Конечно, молодой Белинский преувеличивал, когда утверждал в "Литературных мечтаниях", будто бы Озеров "из Фингала сделал аркадского пастушка", {Белинский В. Г. Полн. собр. соч., т. I. M., 1953, с. 61.} но несомненно, что под пером драматурга оссиановский могучий "король щитов", воин и полководец, претерпел значительные изменения, во многом утратил героические черты. Сама же трагедия явилась грандиозной элегией, написанной к тому же мелодичными стихами и украшенной театральными эффектами: хорами, пантомимой, балетом. И это обусловило ее успех, ибо отвечало вкусам и запросам публики. По свидетельству современника, весь Петербург знал наизусть монолог Моины "В пустынной тишине, в лесах среди свободы..." {См.: Зотов Р. Биография Озерова. - Репертуар русского и Пантеон всех европейских театров, 1842, Э 6, отд. II, с. 10.}
Поставленная впервые в конце 1805 г., трагедия Озерова держалась на сцене полвека. Более того, в своей разработке оссиановской темы Озеров имел продолжателей. В 1825 г. была напечатана элегия молодого поэта М. П. Крюкова "Сетование Фингала над прахом Моины", где само имя оплакиваемой девы показывало, что автор шел не от Макферсона, а именно от Озерова, развивал его поэтические находки.

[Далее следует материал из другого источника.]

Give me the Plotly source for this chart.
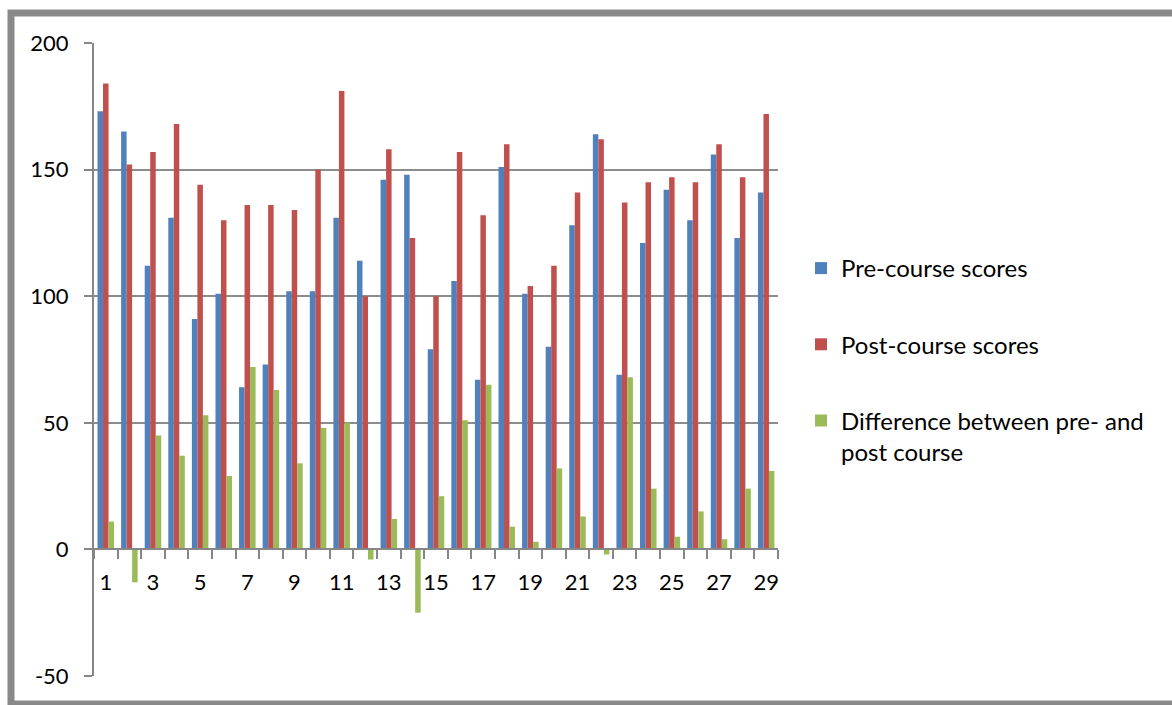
import plotly.graph_objects as go

participants = list(range(1, 30))
pre_scores = [173, 165, 112, 131, 91, 101, 64, 73, 102, 102,
              131, 114, 146, 148, 79, 106, 67, 151, 101, 80,
              128, 164, 69, 121, 142, 130, 156, 123, 141]
post_scores = [184, 152, 157, 168, 144, 130, 136, 136, 134, 150,
               181, 100, 158, 123, 100, 157, 132, 160, 104, 112,
               141, 162, 137, 145, 147, 145, 160, 147, 172]
difference = [11, -13, 45, 37, 53, 29, 72, 63, 34, 48,
              50, -4, 12, -25, 21, 51, 65, 9, 3, 32,
              13, -2, 68, 24, 5, 15, 4, 24, 31]
series_names = ["Pre-course scores", "Post-course scores",
                "Difference between pre- and<br>post course"]
series_colors = ["#4F81BD", "#C0504D", "#9BBB59"]
x_tick_labels = [str(p) for p in participants if p % 2 == 1]
y_tick_values = [-50, 0, 50, 100, 150, 200]
y_tick_labels = [str(v) for v in y_tick_values]

FONT = "Lato"
GRID = "#8C8C8C"
AXIS = "#868686"

fig = go.Figure()
for name, vals, col in zip(series_names, [pre_scores, post_scores, difference], series_colors):
    fig.add_trace(go.Bar(x=participants, y=vals, name=name, marker_color=col,
                         marker_line_width=0, legendgroup=name))

# boundary tick marks along x axis (overlay axis)
boundaries = [p - 0.5 for p in participants] + [participants[-1] + 0.5]

W, H = 1172, 705
L, R, T, B = 94, 1172 - 778, 43, 705 - 676
pw, ph = W - L - R, H - T - B

def px(x):
    return (x - L) / pw

def py(y):
    return (H - B - y) / ph

frame_path = "M {r},{t} L {l},{t} L {l},{b} L {r},{b}".format(
    r=px(1250), l=px(11), t=py(13), b=py(704))

fig.update_layout(
    width=W, height=H,
    margin=dict(l=L, r=R, t=T, b=B),
    paper_bgcolor="white", plot_bgcolor="white",
    barmode="group", bargap=0.3, bargroupgap=0,
    font=dict(family=FONT, size=22, color="#000000"),
    showlegend=True,
    legend=dict(x=px(801), y=py(246), xanchor="left", yanchor="top",
                font=dict(size=24, family=FONT), tracegroupgap=42,
                valign="top", bgcolor="rgba(0,0,0,0)", itemwidth=30),
    xaxis=dict(range=[0.5, 29.5], anchor="free", position=0.2,
               tickmode="array", tickvals=[int(t) for t in x_tick_labels],
               ticktext=x_tick_labels, ticks="", showgrid=False, zeroline=False,
               showline=True, linecolor=AXIS, linewidth=2,
               ticklabelstandoff=13, tickfont=dict(size=22)),
    xaxis2=dict(range=[0.5, 29.5], overlaying="x", anchor="free", position=0.2,
                tickmode="array", tickvals=boundaries, ticks="outside",
                ticklen=9, tickwidth=2, tickcolor=AXIS,
                showticklabels=False, showgrid=False, zeroline=False, showline=False),
    yaxis=dict(range=[-50, 200], tickmode="array", tickvals=y_tick_values,
               ticktext=y_tick_labels, showgrid=True, gridcolor=GRID,
               gridwidth=2, zeroline=False, showline=True, linecolor=AXIS,
               linewidth=2, ticks="outside", ticklen=8, tickwidth=2,
               tickcolor=AXIS, ticklabelstandoff=11, tickfont=dict(size=22)),
    shapes=[dict(type="path", xref="paper", yref="paper", path=frame_path,
                 line=dict(color="#898989", width=7), layer="below")],
)
# invisible trace to activate the boundary-tick axis
fig.add_trace(go.Scatter(x=[boundaries[0], boundaries[-1]], y=[None, None], xaxis="x2",
                         showlegend=False, hoverinfo="skip"))

fig.write_html("out.html", config={"displayModeBar": False},
               post_script="document.body.style.margin='0';document.body.style.overflow='hidden';")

А годом раньше в Петербурге была поставлена "драматическая поэма" А. А. Шаховского "Фингал и Роскрана, или Каледонские обычаи", созданная на основе сюжетных мотивов "Комалы" и "Сражения с Каросом" и служившая как бы продолжением озеровского "Фингала", поскольку здесь был показан следующий этап жизни героя (содержание пьесы см. ниже с. 573). В то же время новая пьеса была внутренне полемична по отношению к своей предшественнице. Любовная тема утратила здесь былое господствующее положение, рядом с нею на равных правах утверждается героическая тема борьбы с иноземными захватчиками.